• _Information supplied_:

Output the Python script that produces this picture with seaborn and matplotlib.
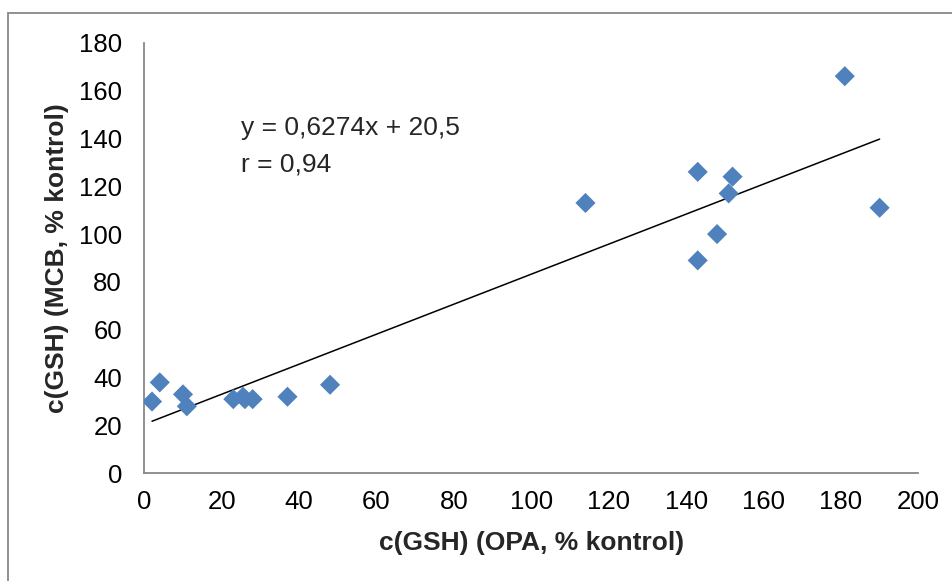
import numpy as np
import pandas as pd
import seaborn as sns
import matplotlib.pyplot as plt
from matplotlib.patches import Rectangle

# values
opa = [2, 4, 10, 11, 23, 25.5, 28, 37, 48,
       114, 143, 143, 148, 151, 152, 181, 190]
mcb = [30, 38, 33, 28, 31, 32, 31, 32, 37,
       113, 126, 89, 100, 117, 124, 166, 111]
# the point hidden behind the cluster near x=25
opa_extra = [26]
mcb_extra = [31]

slope = 0.6274
intercept = 20.5
r_value = 0.94

x_ticks = list(range(0, 201, 20))
y_ticks = list(range(0, 181, 20))

df = pd.DataFrame({"opa": opa + opa_extra, "mcb": mcb + mcb_extra})

sns.set_style("white")
plt.rcParams["font.family"] = ["Liberation Sans", "DejaVu Sans"]

fig = plt.figure(figsize=(9.53, 5.81), dpi=100)
ax = fig.add_axes([0.1514, 0.1854, 0.8122, 0.7411])

sns.scatterplot(data=df, x="opa", y="mcb", marker="D", s=105,
                color="#4F81BD", edgecolor="none", ax=ax, zorder=3)

# trendline over the data range
xs = np.array([df["opa"].min(), df["opa"].max()])
ax.plot(xs, slope * xs + intercept, color="black", lw=1.1, zorder=2)

ax.set_xlim(0, 200)
ax.set_ylim(0, 180)
ax.set_xticks(x_ticks)
ax.set_yticks(y_ticks)
ax.tick_params(axis="both", labelsize=18.5, colors="black", length=5,
               width=1, direction="out", color="#888888")
ax.tick_params(axis="x", pad=7)
ax.tick_params(axis="y", pad=11)

for side in ["top", "right"]:
    ax.spines[side].set_visible(False)
for side in ["left", "bottom"]:
    ax.spines[side].set_color("#888888")
    ax.spines[side].set_linewidth(1.3)

ax.set_xlabel("c(GSH) (OPA, % kontrol)", fontsize=19, fontweight="bold",
              labelpad=12)
ax.set_ylabel("c(GSH) (MCB, % kontrol)", fontsize=19, fontweight="bold",
              labelpad=7)

eq = "y = " + f"{slope:.4f}".replace(".", ",") + "x + " + f"{intercept}".replace(".", ",")
ax.text(25, 144.5, eq, fontsize=19, va="center", ha="left")
ax.text(25, 129, "r = " + f"{r_value}".replace(".", ","), fontsize=19,
        va="center", ha="left")

# chart area border (runs off the right and bottom edges)
fig.patches.append(Rectangle((8 / 953, -0.05), 1.0, 1 - 13 / 581 + 0.05,
                             transform=fig.transFigure, fill=False,
                             edgecolor="#888888", lw=1.3))

fig.savefig("out.png", dpi=100)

• _Work instructions_: Transcribe the material exactly, leaving every picture out.

• _Correct result_:
Output the Python script that produces this picture with seaborn and matplotlib.
import numpy as np
import pandas as pd
import seaborn as sns
import matplotlib.pyplot as plt
from matplotlib.patches import Rectangle

# values
opa = [2, 4, 10, 11, 23, 25.5, 28, 37, 48,
       114, 143, 143, 148, 151, 152, 181, 190]
mcb = [30, 38, 33, 28, 31, 32, 31, 32, 37,
       113, 126, 89, 100, 117, 124, 166, 111]
# the point hidden behind the cluster near x=25
opa_extra = [26]
mcb_extra = [31]

slope = 0.6274
intercept = 20.5
r_value = 0.94

x_ticks = list(range(0, 201, 20))
y_ticks = list(range(0, 181, 20))

df = pd.DataFrame({"opa": opa + opa_extra, "mcb": mcb + mcb_extra})

sns.set_style("white")
plt.rcParams["font.family"] = ["Liberation Sans", "DejaVu Sans"]

fig = plt.figure(figsize=(9.53, 5.81), dpi=100)
ax = fig.add_axes([0.1514, 0.1854, 0.8122, 0.7411])

sns.scatterplot(data=df, x="opa", y="mcb", marker="D", s=105,
                color="#4F81BD", edgecolor="none", ax=ax, zorder=3)

# trendline over the data range
xs = np.array([df["opa"].min(), df["opa"].max()])
ax.plot(xs, slope * xs + intercept, color="black", lw=1.1, zorder=2)

ax.set_xlim(0, 200)
ax.set_ylim(0, 180)
ax.set_xticks(x_ticks)
ax.set_yticks(y_ticks)
ax.tick_params(axis="both", labelsize=18.5, colors="black", length=5,
               width=1, direction="out", color="#888888")
ax.tick_params(axis="x", pad=7)
ax.tick_params(axis="y", pad=11)

for side in ["top", "right"]:
    ax.spines[side].set_visible(False)
for side in ["left", "bottom"]:
    ax.spines[side].set_color("#888888")
    ax.spines[side].set_linewidth(1.3)

ax.set_xlabel("c(GSH) (OPA, % kontrol)", fontsize=19, fontweight="bold",
              labelpad=12)
ax.set_ylabel("c(GSH) (MCB, % kontrol)", fontsize=19, fontweight="bold",
              labelpad=7)

eq = "y = " + f"{slope:.4f}".replace(".", ",") + "x + " + f"{intercept}".replace(".", ",")
ax.text(25, 144.5, eq, fontsize=19, va="center", ha="left")
ax.text(25, 129, "r = " + f"{r_value}".replace(".", ","), fontsize=19,
        va="center", ha="left")

# chart area border (runs off the right and bottom edges)
fig.patches.append(Rectangle((8 / 953, -0.05), 1.0, 1 - 13 / 581 + 0.05,
                             transform=fig.transFigure, fill=False,
                             edgecolor="#888888", lw=1.3))

fig.savefig("out.png", dpi=100)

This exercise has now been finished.